C’è una storia o una studentessa che le è rimasta nel cuore?
«Sono tantissime ma farò questo esempio: in Iran il ricorso alla chirurgia plastica è molto comune perché le donne non si sentono complete. Io durante le lezioni di climbing ho visto ragazze partire convinte di doversi “rifare” e che a fine corso avevano cambiato idea ed avevano acquisito una grandissima autostima. Non perché dicessi loro che non andava fatto, ma perché, durante i corsi le responsabilizzavo. Mostravo loro quanto erano semplicemente fantastiche e che non avevano bisogno di rifarsi il naso o il seno. Una studentessa ricordo che a fine corso mi ringraziò per questo».
Immaginiamo che all’Iran non piaccia molto quello che fa. Ora lei vive in esilio: si sente al sicuro in Europa? Pensiamo a Salman Rushdie che è stato aggredito nonostante risiedesse negli Stati Uniti…
«Io non posso più tornare in Iran ma a preoccuparmi ci sono molte persone a cui è stato fatto il lavaggio del cervello, ovvero, estremisti che vivono in Occidente. Come vedete, sono ovunque. La loro presenza è un pericolo non solo per me, ma anche per i cittadini europei che parlano di libertà. Nessuno è al sicuro, nemmeno in Europa».
È ancora in contatto con la sua famiglia?
«Molto poco. Internet è filtrato ed è difficile contattarli. Ma questo è ciò che ho scelto per essere libera».
Secondo lei, le nuove generazioni cambieranno l’Iran?
«Certo.

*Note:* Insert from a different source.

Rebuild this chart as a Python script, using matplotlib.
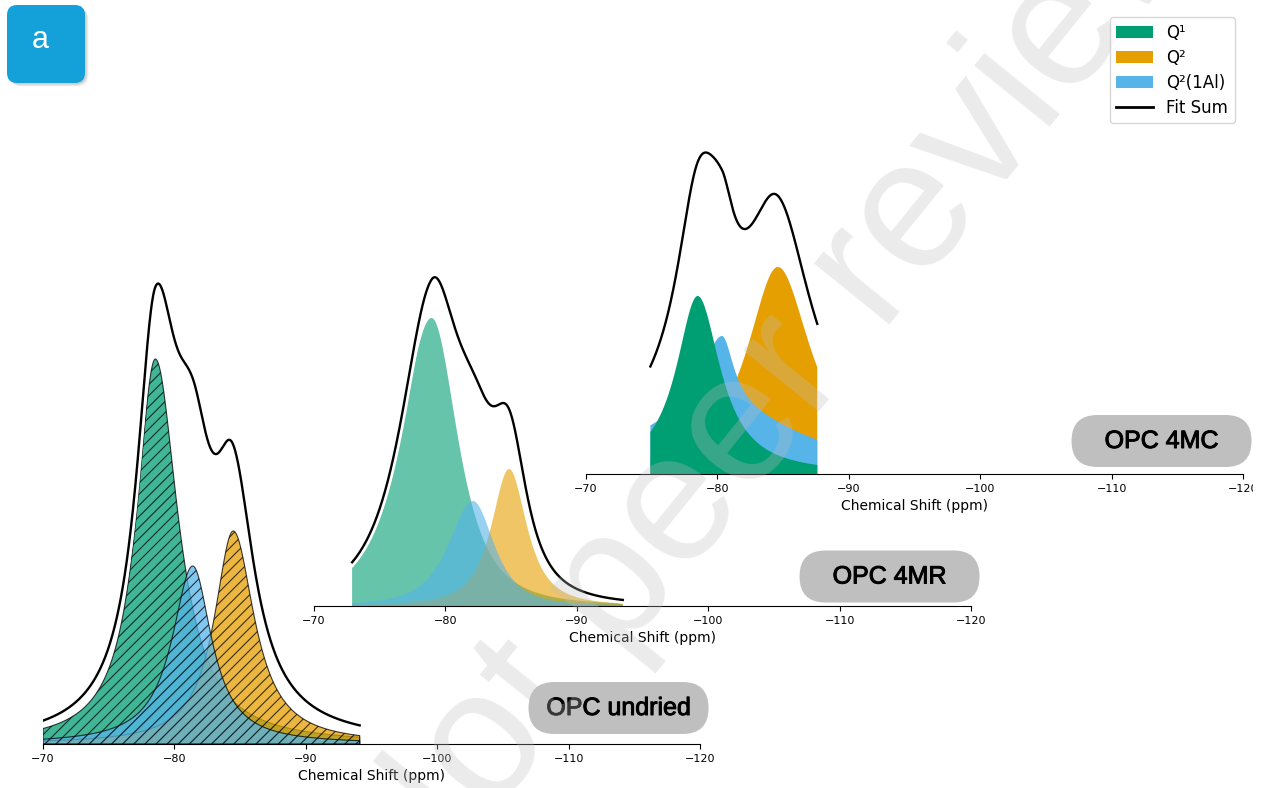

Le nuove generazioni stanno facendo dei grandi passi verso la libertà. Mia madre non aveva il coraggio di parlare anche se era contraria al regime islamico, oggi, invece, i giovani si ribellano e fanno il dito medio all’Ayatollah. Il vero cambiamento, però, avverrà solo se i governi dell’Occidente smetteranno di supportare il regime estremista iraniano, per esempio, evitando di eleggere l’Iran a capo del Forum sui diritti umani delle Nazioni Unite. Un’ultima cosa, il cambiamento deve partire dalle donne perché sono loro che hanno il potere di creare, di dare vita a una nuova creatura e a una nuova generazione. Gli uomini possono e devono supportare. Il mondo, la società, la religione sono maschiliste, sa perché? Perché temono il cambiamento».